La grande force de la scénariste la réalisatrice Kelly Reichardt, qui a déjà collaboré plusieurs fois avec Michelle Williams (dans Wendy et Lucy, La Dernière Piste et Certaines femmes), c’est de dépeindre avec beaucoup de réalisme, de tendresse et d’humour, la vraie vie des artistes contemporains. Loin de la vision hollywoodienne de la figure du plasticien en être humain exubérant, multipliant les frasques et les envolées lyriques, la cinéaste montre une Lizzie très sobre, galérant, notamment financièrement et travaillant à côté de sa pratique artistique (en exerçant un métier plus administratif dans une école d’art).

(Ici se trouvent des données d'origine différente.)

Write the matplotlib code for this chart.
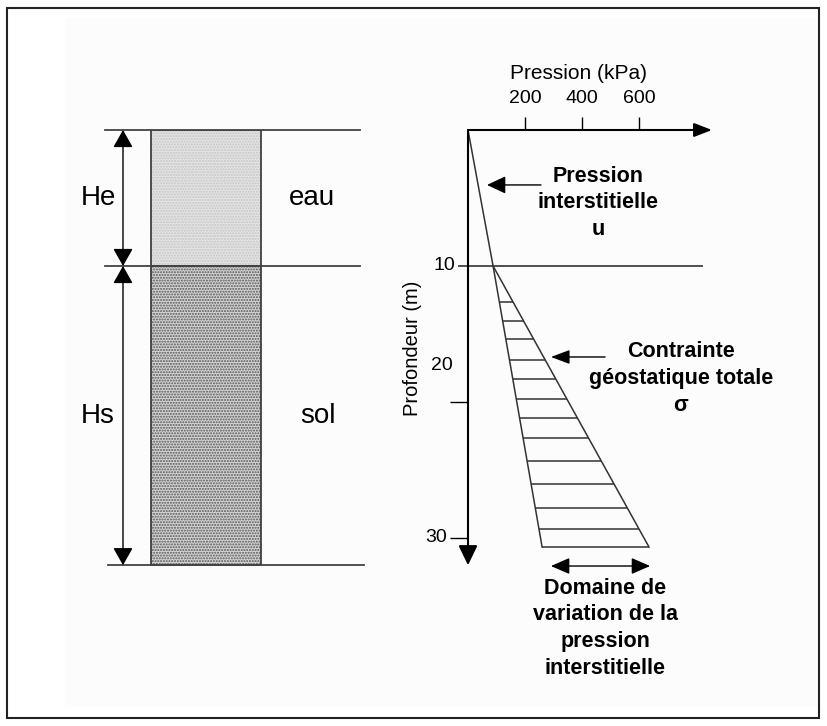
import numpy as np
import matplotlib
matplotlib.use('Agg')
import matplotlib.pyplot as plt
from matplotlib.patches import Rectangle

plt.rcParams['font.family'] = ['Liberation Sans', 'DejaVu Sans']

# soil column (m)
layer_names = ['eau', 'sol']
layer_labels = ['He', 'Hs']
layer_thick = [10, 22]

# pressure profiles: depth (m) / pressure (kPa)
u_depth = [0, 10, 30.66]
u_press = [0, 88, 260]
s_depth = [10, 30.66]
s_press = [88, 635]
hatch_depth = [12.65, 14.04, 15.37, 16.91, 18.31, 19.78, 21.18, 22.65,
               24.34, 26.03, 27.79, 29.34, 30.66]

x_ticks = [200, 400, 600]
y_ticks = [10, 20, 30]
y_tick_labels = ['10', '20', '30']

W, H = 827, 726
fig = plt.figure(figsize=(W / 100, H / 100), dpi=100)

# frame + faint background
fig.add_artist(Rectangle((65 / W, (H - 707) / H), 753 / W, 689 / H,
                         transform=fig.transFigure, facecolor='#fcfcfc',
                         edgecolor='none', zorder=-5))
fig.add_artist(Rectangle((7 / W, (H - 718) / H), 812 / W, 710 / H,
                         transform=fig.transFigure, facecolor='none',
                         edgecolor='#222222', lw=1.5))

# chart axes: origin at px (468,130), 0.285 px/kPa, 13.6 px/m
xmax, zmax = 900, 34
ax_left_px, ax_top_px = 468, 130
ax_w, ax_h = xmax * 0.285, zmax * 13.6
ax = fig.add_axes([ax_left_px / W, (H - ax_top_px - ax_h) / H, ax_w / W, ax_h / H])
ax.set_xlim(0, xmax)
ax.set_ylim(zmax, 0)
ax.axis('off')

# left schematic axes, same depth scale, x in px
axl = fig.add_axes([60 / W, (H - ax_top_px - ax_h) / H, 340 / W, ax_h / H])
axl.set_xlim(60, 400)
axl.set_ylim(zmax, 0)
axl.axis('off')

txt = dict(color='black', clip_on=False)

# ---- left: soil column
bounds = np.concatenate([[0], np.cumsum(layer_thick)])
for i, b in enumerate(bounds):
    x0, x1 = (105, 360) if i < len(bounds) - 1 else (108, 364)
    axl.plot([x0, x1], [b, b], color='#444444', lw=1.3, clip_on=False)

fills = [('#e4e4e4', '#c4c4c4', '......'), ('#d4d4d4', '#555555', '......')]
for i in range(len(layer_thick)):
    top, bot = bounds[i], bounds[i + 1]
    fc, hc, hp = fills[i]
    axl.add_patch(Rectangle((151, top), 110, bot - top, facecolor=fc,
                            edgecolor=hc, hatch=hp, lw=0))
    axl.add_patch(Rectangle((151, top), 110, bot - top, facecolor='none',
                            edgecolor='#333333', lw=1.2))
    axl.annotate('', xy=(123, bot), xytext=(123, top),
                 arrowprops=dict(arrowstyle='<|-|>,head_length=1.08,head_width=0.61',
                                 mutation_scale=10, lw=1.0, color='black',
                                 shrinkA=0, shrinkB=0))
    mid = (top + bot) / 2
    axl.text(98, mid, layer_labels[i], fontsize=20, ha='center', va='center', **txt)
    axl.text(312 if i == 0 else 318, mid, layer_names[i], fontsize=20,
             ha='center', va='center', **txt)

# ---- right: pressure chart
ax.annotate('', xy=(856, 0), xytext=(0, 0), annotation_clip=False,
            arrowprops=dict(arrowstyle='-|>,head_length=1.08,head_width=0.42',
                            mutation_scale=10, lw=1.5, color='black',
                            shrinkA=0, shrinkB=0))
ax.annotate('', xy=(0, 32.0), xytext=(0, 0), annotation_clip=False,
            arrowprops=dict(arrowstyle='-|>,head_length=1.2,head_width=0.58',
                            mutation_scale=10, lw=1.5, color='black',
                            shrinkA=0, shrinkB=0))
ax.vlines(x_ticks, -0.95, 0, color='black', lw=1.0, clip_on=False)
for t in x_ticks:
    ax.text(t, -2.28, str(t), fontsize=14, ha='center', va='center', **txt)
ax.text(386, -4.12, 'Pression (kPa)', fontsize=15, ha='center', va='center', **txt)

# depth ticks (the 10 m line crosses the chart)
ax.hlines(10, -35, 825, color='#333333', lw=1.2, clip_on=False)
ax.hlines([20, 30], -63, 0, color='black', lw=1.0, clip_on=False)
ytl_pos = [(-45, 10), (-52, 17.35), (-73, 30)]
for (xp, zp), lab in zip(ytl_pos, y_tick_labels):
    ax.text(xp, zp, lab, fontsize=14, ha='right', va='center', **txt)
ax.text(-193, 16.03, 'Profondeur (m)', fontsize=14.5, rotation=90,
        ha='center', va='center', **txt)

# profiles
ax.plot(u_press, u_depth, color='#333333', lw=1.1, clip_on=False)
ax.plot(s_press, s_depth, color='#333333', lw=1.1, clip_on=False)
hz = np.array(hatch_depth)
ax.hlines(hz, np.interp(hz, u_depth, u_press), np.interp(hz, s_depth, s_press),
          color='#333333', lw=1.1, clip_on=False)

# annotations
ax.annotate('', xy=(66.7, 4.04), xytext=(256, 4.04), annotation_clip=False,
            arrowprops=dict(arrowstyle='-|>,head_length=1.15,head_width=0.54',
                            mutation_scale=10, lw=1.0, color='black',
                            shrinkA=0, shrinkB=0))
for z, s in zip([3.82, 5.74, 7.72], ['Pression', 'interstitielle', 'u']):
    ax.text(456, z, s, fontsize=15.5, fontweight='bold', ha='center',
            va='baseline', **txt)

ax.annotate('', xy=(291, 16.69), xytext=(481, 16.69), annotation_clip=False,
            arrowprops=dict(arrowstyle='-|>,head_length=1.15,head_width=0.43',
                            mutation_scale=10, lw=1.0, color='black',
                            shrinkA=0, shrinkB=0))
for z, s in zip([16.69, 18.68, 20.66], ['Contrainte', 'géostatique totale', 'σ']):
    ax.text(747, z, s, fontsize=15.5, fontweight='bold', ha='center',
            va='baseline', **txt)

ax.annotate('', xy=(639, 32.06), xytext=(291, 32.06), annotation_clip=False,
            arrowprops=dict(arrowstyle='<|-|>,head_length=1.15,head_width=0.5',
                            mutation_scale=10, lw=1.0, color='black',
                            shrinkA=0, shrinkB=0))
for z, s in zip([34.12, 36.03, 38.01, 40.0],
                ['Domaine de', 'variation de la', 'pression', 'interstitielle']):
    ax.text(481, z, s, fontsize=15.5, fontweight='bold', ha='center',
            va='baseline', **txt)

fig.savefig('out.png', dpi=100)
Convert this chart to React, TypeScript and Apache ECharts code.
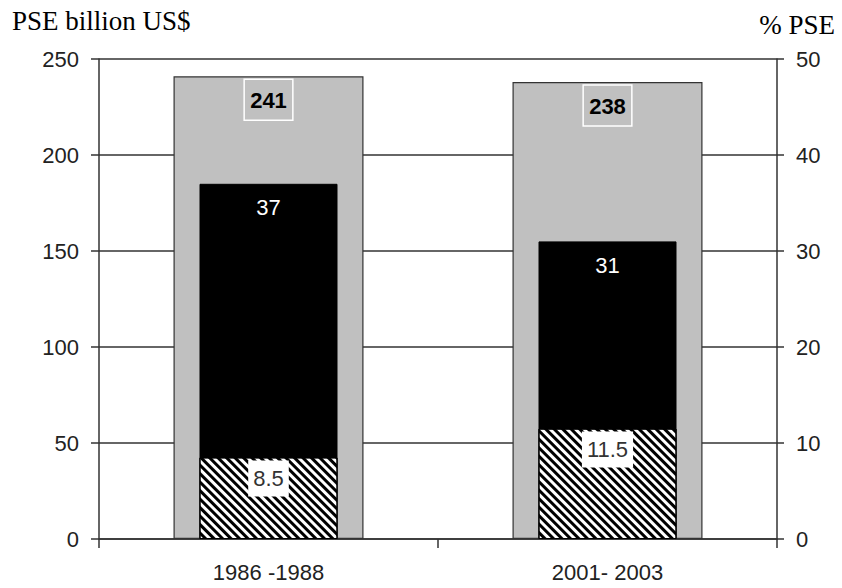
import React, { useEffect, useRef } from "react";
import * as echarts from "echarts";

const categories = ["1986 -1988", "2001- 2003"];
const pseBillion = [241, 238];
const psePercent = [37, 31];
const hatchedPercent = [8.5, 11.5];
const leftTitle = "PSE billion US$";
const rightTitle = "% PSE";

const AXIS_COLOR = "#333333";
const FONT = "'Liberation Sans', Arial, sans-serif";
const SERIF = "'Liberation Serif', 'Times New Roman', serif";

export default function App() {
  const ref = useRef<HTMLDivElement>(null);
  useEffect(() => {
    if (!ref.current) return;
    const chart = echarts.init(ref.current, null, { renderer: "svg" });
    const option: any = {
      animation: false,
      backgroundColor: "#ffffff",
      grid: { left: 99, right: 65, top: 59, bottom: 49, containLabel: false },
      graphic: [
        {
          type: "text",
          left: 12,
          top: 7,
          style: { text: leftTitle, font: `27px ${SERIF}`, fill: "#000" },
        },
        {
          type: "text",
          right: 7,
          top: 11,
          style: { text: rightTitle, font: `27px ${SERIF}`, fill: "#000" },
        },
      ],
      xAxis: [
        {
          type: "category",
          data: categories,
          position: "bottom",
          boundaryGap: true,
          axisLine: { show: true, lineStyle: { color: AXIS_COLOR, width: 1.5 } },
          axisTick: { show: true, length: 9, lineStyle: { color: AXIS_COLOR, width: 1.5 } },
          axisLabel: { color: "#222", fontSize: 22, fontFamily: FONT, margin: 22 },
        },
        {
          type: "category",
          data: categories,
          show: false,
          boundaryGap: true,
        },
      ],
      yAxis: [
        {
          type: "value",
          min: 0,
          max: 250,
          interval: 50,
          position: "left",
          axisLine: { show: true, lineStyle: { color: AXIS_COLOR, width: 1.5 } },
          axisTick: { show: true, length: 8, lineStyle: { color: AXIS_COLOR, width: 1.5 } },
          axisLabel: { color: "#222", fontSize: 22, fontFamily: FONT, margin: 20 },
          splitLine: { show: true, lineStyle: { color: AXIS_COLOR, width: 1.5 } },
        },
        {
          type: "value",
          min: 0,
          max: 50,
          interval: 10,
          position: "right",
          axisLine: { show: true, lineStyle: { color: AXIS_COLOR, width: 1.5 } },
          axisTick: { show: true, length: 7, lineStyle: { color: AXIS_COLOR, width: 1.5 } },
          axisLabel: { color: "#222", fontSize: 22, fontFamily: FONT, margin: 19 },
          splitLine: { show: false },
        },
      ],
      series: [
        {
          type: "bar",
          name: "PSE billion US$",
          xAxisIndex: 0,
          yAxisIndex: 0,
          data: pseBillion,
          barWidth: 190,
          itemStyle: { color: "#c0c0c0", borderColor: "#333", borderWidth: 1.2 },
          label: {
            show: true,
            position: "insideTop",
            distance: 3,
            color: "#000",
            fontSize: 22,
            fontWeight: "bold",
            fontFamily: FONT,
            borderColor: "#ffffff",
            borderWidth: 1.5,
            padding: [10, 6, 9, 6],
          },
        },
        {
          type: "bar",
          name: "% PSE",
          xAxisIndex: 1,
          yAxisIndex: 1,
          data: psePercent,
          barWidth: 138,
          barGap: "-100%",
          itemStyle: { color: "#000000", borderColor: "#000", borderWidth: 1 },
          label: {
            show: true,
            position: "insideTop",
            distance: 3,
            color: "#ffffff",
            fontSize: 22,
            fontFamily: FONT,
            padding: [10, 6, 9, 6],
          },
        },
        {
          type: "bar",
          name: "hatched",
          xAxisIndex: 1,
          yAxisIndex: 1,
          data: hatchedPercent,
          barWidth: 138,
          barGap: "-100%",
          itemStyle: {
            color: "#ffffff",
            borderColor: "#000",
            borderWidth: 1,
            decal: {
              symbol: "rect",
              symbolSize: 1,
              dashArrayX: [1, 0],
              dashArrayY: [2.4, 2.2],
              rotation: Math.PI / 4,
              color: "#000000",
              backgroundColor: "#ffffff",
            },
          },
          label: {
            show: true,
            position: "insideTop",
            distance: 3,
            color: "#333",
            fontSize: 22,
            fontFamily: FONT,
            backgroundColor: "#ffffff",
            padding: [7, 5, 7, 5],
          },
        },
      ],
    };
    chart.setOption(option);
    return () => chart.dispose();
  }, []);
  return (
    <div
      ref={ref}
      style={{ position: "absolute", left: 0, top: 0, width: 842, height: 588 }}
    />
  );
}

Les gestes de l’héroïne interprétée avec beaucoup de subtilité, et sans fioriture, par Michelle Williams sont filmés avec minutie et justesse. On la voit peaufiner ses petites sculptures de femmes aux visages expressifs, avant d’aller les faire cuire dans une école d’art pour obtenir des couleurs vibrantes. Parfois, ça ne fonctionne pas, et l’une de ses créations phares brûle. C’est là toute la beauté de la pratique artistique : elle est aussi accidentée que miraculeuse. Dépouillé et intimiste, Showing Up atteint son climax lors de l’une de ses scènes finales : le pigeon recueilli et soigné par Lizzie (et sa propriétaire) prend son envol après le vernissage de l’exposition de l’artiste dans une galerie branchée de Portland. Difficile de faire plus symbolique : la femme asphyxiée du début du film s’est muée en artiste reconnue, accouchant à la vie par le biais de la création artistique et de la réception positive de son travail, qui a su toucher d’autres âmes marginales. Du chaos naît l’art, dit le slogan du film, mais de l’art, naît, la vie.
Showing Up (2023) de Kelly Reichardt, avec Michelle Williams, Hong Chau, Maryann Plunkett, John Magaro et André Benjamin (André 3000), au cinéma le 3 mai 2023.